Keyword argument when instantiating a Type

Question

Suppose I have the following type:

type Foo
    a::Int64
    b::Int64
end

I can instantiate this with

bar = Foo(1,2)

Is there a way to use keywords here, because in the above I have to remember that a is first, and b is second. Something like this:

bar = Foo(a=1, b=2)

Edit:

The solution by spencerlyon2 doesn't work if called from the function:

#!/usr/bin/env julia

type Foo
    a::Float64
    b::Float64
end

function main()
    Foo(;a=1, b=2.0) = Foo(a,b)
    bar = Foo(a=1, b=2.0)
    println(bar.a)
end

main()

Why? Is there a workaround?

Edit 2:

Doesn't work from inside a function:

#!/usr/bin/env julia

type Foo
    a::Int64
    b::Int64
end

function main()
    Foo(;a=1, b=2) = Foo(a,b)
    bar = Foo(a=1, b=2)
    println(bar.a)
end

main()

but if take it out of the function -- it works:

#!/usr/bin/env julia

type Foo
    a::Int64
    b::Int64
end

# function main()
    Foo(;a=1, b=2) = Foo(a,b)
    bar = Foo(a=1, b=2)
    println(bar.a)
# end

# main()

Answer 1

Yep, but you will need default values for the arguments:

julia> type Foo
           a::Int64
           b::Int64
       end

julia> Foo(;a=1, b=2) = Foo(a, b)
Foo

julia> Foo(b=10)
Foo(1,10)

julia> Foo(a=40)
Foo(40,2)

julia> Foo(a=100, b=200)
Foo(100,200)

---

Edit

Let's break down the syntax Foo(;a=1, b=1) = Foo(a, b).

First, defining a function with the same name as a type defines a new constructor for that type. This means we are defining another function that will create objects of type Foo. There is a whole chapter on constructors in the manual, so if that term is unfamiliar to you you should read up on them.

Second, Julia distinguishes between positional and keyword arguments. Positional arguments are the default in Julia. With positional arguments names are assigned to function arguments based on the order in which the arguments were defined and then passed into the function. For example if I define a function f(a, b) = .... I know that the first argument I pass to f will be referred to as a within the body of the function (no matter what the name of the variable is in the calling scope).

Keyword arguments are treated differently in Julia. You give a function's keyword arguments non-default values using the syntax argument=value when calling the function. In Julia you tell the compiler that certain arguments are to be keyword arguments by separating them from the standard positional arguments with a semicolon (;) and giving them default values. For example, if we define g(a; b=4) = ... we can give a a value by making it the first thing passed to g and b a value by saying b=something.

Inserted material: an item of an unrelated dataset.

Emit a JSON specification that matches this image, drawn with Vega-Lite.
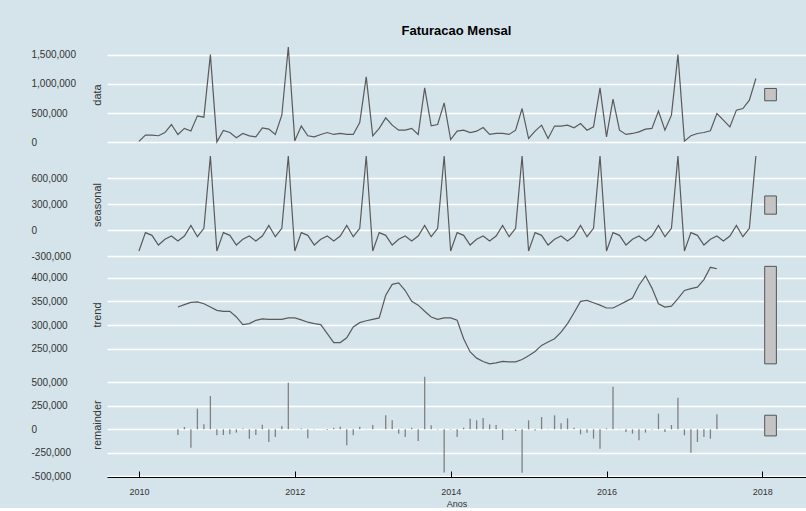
{
  "$schema": "https://vega.github.io/schema/vega-lite/v6.json",
  "padding": {"left": 31, "top": 25, "right": 0, "bottom": 0},
  "background": "#d5e4eb",
  "spacing": 5,
  "bounds": "flush",
  "datasets": {
    "ts": [
      {"t": 2010.0, "data": 20000, "seasonal": -240000},
      {"t": 2010.0833, "data": 125000, "seasonal": -28000},
      {"t": 2010.1667, "data": 125000, "seasonal": -59000},
      {"t": 2010.25, "data": 115000, "seasonal": -171000},
      {"t": 2010.3333, "data": 170000, "seasonal": -105000},
      {"t": 2010.4167, "data": 307000, "seasonal": -67000},
      {"t": 2010.5, "data": 137000, "seasonal": -125000, "trend": 338000, "remainder": -60000},
      {"t": 2010.5833, "data": 240000, "seasonal": -67000, "trend": 343000, "remainder": 25000},
      {"t": 2010.6667, "data": 195000, "seasonal": 56000, "trend": 348000, "remainder": -195000},
      {"t": 2010.75, "data": 455000, "seasonal": -75000, "trend": 349000, "remainder": 220000},
      {"t": 2010.8333, "data": 432000, "seasonal": 22000, "trend": 345000, "remainder": 53000},
      {"t": 2010.9167, "data": 1500000, "seasonal": 856000, "trend": 338000, "remainder": 355000},
      {"t": 2011.0, "data": 10000, "seasonal": -240000, "trend": 331000, "remainder": -64000},
      {"t": 2011.0833, "data": 205000, "seasonal": -28000, "trend": 329000, "remainder": -60000},
      {"t": 2011.1667, "data": 170000, "seasonal": -59000, "trend": 329000, "remainder": -53000},
      {"t": 2011.25, "data": 80000, "seasonal": -171000, "trend": 317000, "remainder": -35000},
      {"t": 2011.3333, "data": 154000, "seasonal": -105000, "trend": 301000, "remainder": 10000},
      {"t": 2011.4167, "data": 114000, "seasonal": -67000, "trend": 303000, "remainder": -99000},
      {"t": 2011.5, "data": 97000, "seasonal": -125000, "trend": 310000, "remainder": -60000},
      {"t": 2011.5833, "data": 250000, "seasonal": -67000, "trend": 313000, "remainder": 50000},
      {"t": 2011.6667, "data": 228000, "seasonal": 56000, "trend": 312000, "remainder": -135000},
      {"t": 2011.75, "data": 137000, "seasonal": -75000, "trend": 312000, "remainder": -82000},
      {"t": 2011.8333, "data": 466000, "seasonal": 22000, "trend": 312000, "remainder": 35000},
      {"t": 2011.9167, "data": 1630000, "seasonal": 856000, "trend": 315000, "remainder": 496000},
      {"t": 2012.0, "data": 28000, "seasonal": -240000, "trend": 315000, "remainder": 3000},
      {"t": 2012.0833, "data": 280000, "seasonal": -28000, "trend": 311000, "remainder": 10000},
      {"t": 2012.1667, "data": 114000, "seasonal": -59000, "trend": 306000, "remainder": -95000},
      {"t": 2012.25, "data": 97000, "seasonal": -171000, "trend": 303000, "remainder": -2000},
      {"t": 2012.3333, "data": 137000, "seasonal": -105000, "trend": 301000, "remainder": 2000},
      {"t": 2012.4167, "data": 170000, "seasonal": -67000, "trend": 282000, "remainder": -7000},
      {"t": 2012.5, "data": 137000, "seasonal": -125000, "trend": 263000, "remainder": 18000},
      {"t": 2012.5833, "data": 154000, "seasonal": -67000, "trend": 263000, "remainder": 28000},
      {"t": 2012.6667, "data": 137000, "seasonal": 56000, "trend": 273000, "remainder": -170000},
      {"t": 2012.75, "data": 137000, "seasonal": -75000, "trend": 296000, "remainder": -64000},
      {"t": 2012.8333, "data": 341000, "seasonal": 22000, "trend": 305000, "remainder": 28000},
      {"t": 2012.9167, "data": 1120000, "seasonal": 856000, "trend": 309000, "remainder": 3000},
      {"t": 2013.0, "data": 114000, "seasonal": -240000, "trend": 312000, "remainder": 46000},
      {"t": 2013.0833, "data": 240000, "seasonal": -28000, "trend": 315000, "remainder": 2000},
      {"t": 2013.1667, "data": 421000, "seasonal": -59000, "trend": 363000, "remainder": 149000},
      {"t": 2013.25, "data": 296000, "seasonal": -171000, "trend": 386000, "remainder": 96000},
      {"t": 2013.3333, "data": 210000, "seasonal": -105000, "trend": 389000, "remainder": -46000},
      {"t": 2013.4167, "data": 210000, "seasonal": -67000, "trend": 373000, "remainder": -82000},
      {"t": 2013.5, "data": 240000, "seasonal": -125000, "trend": 350000, "remainder": 18000},
      {"t": 2013.5833, "data": 137000, "seasonal": -67000, "trend": 342000, "remainder": -124000},
      {"t": 2013.6667, "data": 933000, "seasonal": 56000, "trend": 329000, "remainder": 560000},
      {"t": 2013.75, "data": 284000, "seasonal": -75000, "trend": 317000, "remainder": 43000},
      {"t": 2013.8333, "data": 307000, "seasonal": 22000, "trend": 312000, "remainder": -5000},
      {"t": 2013.9167, "data": 675000, "seasonal": 856000, "trend": 315000, "remainder": -458000},
      {"t": 2014.0, "data": 51000, "seasonal": -240000, "trend": 315000, "remainder": -5000},
      {"t": 2014.0833, "data": 193000, "seasonal": -28000, "trend": 310000, "remainder": -82000},
      {"t": 2014.1667, "data": 210000, "seasonal": -59000, "trend": 271000, "remainder": 18000},
      {"t": 2014.25, "data": 170000, "seasonal": -171000, "trend": 243000, "remainder": 113000},
      {"t": 2014.3333, "data": 193000, "seasonal": -105000, "trend": 230000, "remainder": 96000},
      {"t": 2014.4167, "data": 256000, "seasonal": -67000, "trend": 223000, "remainder": 121000},
      {"t": 2014.5, "data": 137000, "seasonal": -125000, "trend": 218000, "remainder": 53000},
      {"t": 2014.5833, "data": 154000, "seasonal": -67000, "trend": 220000, "remainder": 46000},
      {"t": 2014.6667, "data": 154000, "seasonal": 56000, "trend": 223000, "remainder": -113000},
      {"t": 2014.75, "data": 137000, "seasonal": -75000, "trend": 222000, "remainder": -3000},
      {"t": 2014.8333, "data": 210000, "seasonal": 22000, "trend": 222000, "remainder": -18000},
      {"t": 2014.9167, "data": 580000, "seasonal": 856000, "trend": 227000, "remainder": -461000},
      {"t": 2015.0, "data": 68000, "seasonal": -240000, "trend": 235000, "remainder": 96000},
      {"t": 2015.0833, "data": 193000, "seasonal": -28000, "trend": 244000, "remainder": -11000},
      {"t": 2015.1667, "data": 296000, "seasonal": -59000, "trend": 257000, "remainder": 131000},
      {"t": 2015.25, "data": 68000, "seasonal": -171000, "trend": 264000, "remainder": -3000},
      {"t": 2015.3333, "data": 280000, "seasonal": -105000, "trend": 271000, "remainder": 149000},
      {"t": 2015.4167, "data": 280000, "seasonal": -67000, "trend": 285000, "remainder": 64000},
      {"t": 2015.5, "data": 296000, "seasonal": -125000, "trend": 303000, "remainder": 117000},
      {"t": 2015.5833, "data": 250000, "seasonal": -67000, "trend": 326000, "remainder": 18000},
      {"t": 2015.6667, "data": 324000, "seasonal": 56000, "trend": 350000, "remainder": -53000},
      {"t": 2015.75, "data": 210000, "seasonal": -75000, "trend": 352000, "remainder": -35000},
      {"t": 2015.8333, "data": 267000, "seasonal": 22000, "trend": 347000, "remainder": -99000},
      {"t": 2015.9167, "data": 933000, "seasonal": 856000, "trend": 342000, "remainder": -206000},
      {"t": 2016.0, "data": 97000, "seasonal": -240000, "trend": 336000, "remainder": 10000},
      {"t": 2016.0833, "data": 740000, "seasonal": -28000, "trend": 336000, "remainder": 454000},
      {"t": 2016.1667, "data": 210000, "seasonal": -59000, "trend": 343000, "remainder": 3000},
      {"t": 2016.25, "data": 137000, "seasonal": -171000, "trend": 350000, "remainder": -28000},
      {"t": 2016.3333, "data": 154000, "seasonal": -105000, "trend": 357000, "remainder": -46000},
      {"t": 2016.4167, "data": 182000, "seasonal": -67000, "trend": 384000, "remainder": -117000},
      {"t": 2016.5, "data": 228000, "seasonal": -125000, "trend": 404000, "remainder": -35000},
      {"t": 2016.5833, "data": 240000, "seasonal": -67000, "trend": 378000, "remainder": -5000},
      {"t": 2016.6667, "data": 535000, "seasonal": 56000, "trend": 345000, "remainder": 167000},
      {"t": 2016.75, "data": 210000, "seasonal": -75000, "trend": 338000, "remainder": -28000},
      {"t": 2016.8333, "data": 466000, "seasonal": 22000, "trend": 340000, "remainder": 46000},
      {"t": 2016.9167, "data": 1500000, "seasonal": 856000, "trend": 356000, "remainder": 337000},
      {"t": 2017.0, "data": 23000, "seasonal": -240000, "trend": 373000, "remainder": -64000},
      {"t": 2017.0833, "data": 114000, "seasonal": -28000, "trend": 377000, "remainder": -248000},
      {"t": 2017.1667, "data": 154000, "seasonal": -59000, "trend": 380000, "remainder": -135000},
      {"t": 2017.25, "data": 170000, "seasonal": -171000, "trend": 396000, "remainder": -82000},
      {"t": 2017.3333, "data": 200000, "seasonal": -105000, "trend": 422000, "remainder": -99000},
      {"t": 2017.4167, "data": 495000, "seasonal": -67000, "trend": 419000, "remainder": 160000},
      {"t": 2017.5, "data": 381000, "seasonal": -125000},
      {"t": 2017.5833, "data": 267000, "seasonal": -67000},
      {"t": 2017.6667, "data": 552000, "seasonal": 56000},
      {"t": 2017.75, "data": 580000, "seasonal": -75000},
      {"t": 2017.8333, "data": 722000, "seasonal": 22000},
      {"t": 2017.9167, "data": 1092000, "seasonal": 856000}
    ]
  },
  "vconcat": [
    {
      "width": 699,
      "height": 105,
      "title": {"text": "Faturacao Mensal", "fontSize": 13, "fontWeight": "bold", "anchor": "middle", "offset": -6, "baseline": "alphabetic", "color": "black"},
      "layer": [
        {
          "data": {"name": "ts"},
          "mark": {"type": "line", "color": "#5a5a5a", "strokeWidth": 1.2},
          "encoding": {
            "x": {"field": "t", "type": "quantitative", "scale": {"domain": [2009.59, 2018.56], "nice": false, "zero": false}, "axis": null},
            "y": {"field": "data", "type": "quantitative", "scale": {"domain": [-77000, 1715000], "nice": false, "zero": false}, "axis": {"title": "data", "values": [0, 500000, 1000000, 1500000], "tickCount": 20}}
          }
        },
        {
          "data": {"values": [{"lo": 712000, "hi": 922000}]},
          "mark": {"type": "rect", "fill": "#c4c4c4", "stroke": "#555555", "strokeWidth": 1},
          "encoding": {
            "x": {"datum": 2018.03, "type": "quantitative"},
            "x2": {"datum": 2018.18},
            "y": {"field": "lo", "type": "quantitative"},
            "y2": {"field": "hi"}
          }
        }
      ]
    },
    {
      "width": 699,
      "height": 105,
      "layer": [
        {
          "data": {"name": "ts"},
          "mark": {"type": "line", "color": "#5a5a5a", "strokeWidth": 1.2},
          "encoding": {
            "x": {"field": "t", "type": "quantitative", "scale": {"domain": [2009.59, 2018.56], "nice": false, "zero": false}, "axis": null},
            "y": {"field": "seasonal", "type": "quantitative", "scale": {"domain": [-309000, 902000], "nice": false, "zero": false}, "axis": {"title": "seasonal", "values": [-300000, 0, 300000, 600000], "tickCount": 20}}
          }
        },
        {
          "data": {"values": [{"lo": 185000, "hi": 395000}]},
          "mark": {"type": "rect", "fill": "#c4c4c4", "stroke": "#555555", "strokeWidth": 1},
          "encoding": {
            "x": {"datum": 2018.03, "type": "quantitative"},
            "x2": {"datum": 2018.18},
            "y": {"field": "lo", "type": "quantitative"},
            "y2": {"field": "hi"}
          }
        }
      ]
    },
    {
      "width": 699,
      "height": 105,
      "layer": [
        {
          "data": {"name": "ts"},
          "mark": {"type": "line", "color": "#5a5a5a", "strokeWidth": 1.2},
          "encoding": {
            "x": {"field": "t", "type": "quantitative", "scale": {"domain": [2009.59, 2018.56], "nice": false, "zero": false}, "axis": null},
            "y": {"field": "trend", "type": "quantitative", "scale": {"domain": [211300, 433200], "nice": false, "zero": false}, "axis": {"title": "trend", "values": [250000, 300000, 350000, 400000], "tickCount": 20}}
          }
        },
        {
          "data": {"values": [{"lo": 218000, "hi": 424000}]},
          "mark": {"type": "rect", "fill": "#c4c4c4", "stroke": "#555555", "strokeWidth": 1},
          "encoding": {
            "x": {"datum": 2018.03, "type": "quantitative"},
            "x2": {"datum": 2018.18},
            "y": {"field": "lo", "type": "quantitative"},
            "y2": {"field": "hi"}
          }
        }
      ]
    },
    {
      "width": 699,
      "height": 105,
      "layer": [
        {
          "data": {"name": "ts"},
          "mark": {"type": "rule", "color": "#808080", "strokeWidth": 1.3},
          "encoding": {
            "x": {"field": "t", "type": "quantitative", "scale": {"domain": [2009.59, 2018.56], "nice": false, "zero": false}, "axis": {"title": "Anos", "values": [2010, 2012, 2014, 2016, 2018], "tickCount": 20}},
            "y": {"field": "remainder", "type": "quantitative", "scale": {"domain": [-507000, 610000], "nice": false, "zero": false}, "axis": {"title": "remainder", "values": [-500000, -250000, 0, 250000, 500000], "tickCount": 20}},
            "y2": {"datum": 0}
          }
        },
        {
          "mark": {"type": "rule", "color": "#555555", "strokeWidth": 1},
          "encoding": {"y": {"datum": 0, "type": "quantitative"}}
        },
        {
          "data": {"values": [{"lo": -70000, "hi": 150000}]},
          "mark": {"type": "rect", "fill": "#c4c4c4", "stroke": "#555555", "strokeWidth": 1},
          "encoding": {
            "x": {"datum": 2018.03, "type": "quantitative"},
            "x2": {"datum": 2018.18},
            "y": {"field": "lo", "type": "quantitative"},
            "y2": {"field": "hi"}
          }
        }
      ]
    }
  ],
  "config": {
    "view": {"stroke": null},
    "font": "Liberation Sans",
    "axisY": {
      "labelAlign": "left",
      "labelPadding": 76,
      "labelOverlap": false,
      "labelBound": false,
      "tickCount": 20,
      "ticks": false,
      "domain": false,
      "grid": true,
      "gridColor": "white",
      "gridWidth": 1.6,
      "gridOpacity": 1,
      "labelFontSize": 10,
      "labelColor": "#333333",
      "titleFontSize": 11,
      "titleFontWeight": "normal",
      "titleColor": "#333333",
      "titleAngle": -90,
      "titleX": -5,
      "titleY": 52.5,
      "titleAlign": "center",
      "titleBaseline": "bottom",
      "format": ",d",
      "labelExpr": "replace(datum.label, '\u2212', '-')"
    },
    "axisX": {
      "grid": false,
      "domainColor": "black",
      "domainWidth": 1,
      "tickColor": "black",
      "tickSize": -6,
      "labelPadding": 16,
      "labelFontSize": 9,
      "labelColor": "#333333",
      "titleFontSize": 9,
      "titleFontWeight": "normal",
      "titleColor": "#333333",
      "titlePadding": 3,
      "format": "d"
    }
  }
}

If we wanted to call the g function with arguments a=4, b=5 we would write g(4; b=5) (note the ; here can be replaced by a ,, but I have found it helps me remember that b is a keyword argument if I use a ; instead).

With that out of the way, we can finally understand the syntax above:

Foo(;a=1, b=2) = Foo(a, b)

This creates a new constructor with zero positional arguments and two keyword arguments: a and b, where a is given a default value of 1 and b defaults to 2. The right hand side of that function declaration simply takes the a and the b and passes them in order to the default inner constructor (that was defined automatically for us when we declared the type) Foo.

---

EDIT 2

I figured out the problem you were having when defining a new outer constructor inside a function.

The lines

function main()
    Foo(;a=1, b=2.0) = Foo(a,b)

actually create a completely new function Foo that is local to the main function. So, the left hand side creates a new local Foo and the the right hand side tries to call that new local Foo. The problem is that there is not a method defined for the local Foo that takes two positional Int64 arguments.

If you really want to do this you need to tell the main function to add a method to the Foo outer function, by specifying that Foo belongs to the global scope. This works:

function main()
    global Foo
    Foo(;a=1, b=2.0) = Foo(a,b)
    bar = Foo(a=1, b=2.0)
    println(bar.a)
end

About using inner constructors. Sure you can do this, but you will also want to define a default inner constructor. This is because if you do not define any new inner constructors, Julia generates a default one for you. If you do decide to create one of your own, then you must create the default constructor by hand if you want to have it. The syntax for doing this is

type Foo
    a::Int64
    b::Int64

    # Default constructor
    Foo(a::Int64, b::Int64) = new(a, b)

    # our new keyword constructor
    Foo(;a::Int64=1, b::Int64=2) = new (a, b)
end

I should note that for this particular use case you almost certainly do not want to define the keyword version as an inner constructor, but rather as an outer constructor like I did at the beginning of my answer. It is convention in Julia to use the minimum number of inner constructors as possible -- using them only in cases where you need to ensure invariant relationships between fields or partially initialize an object.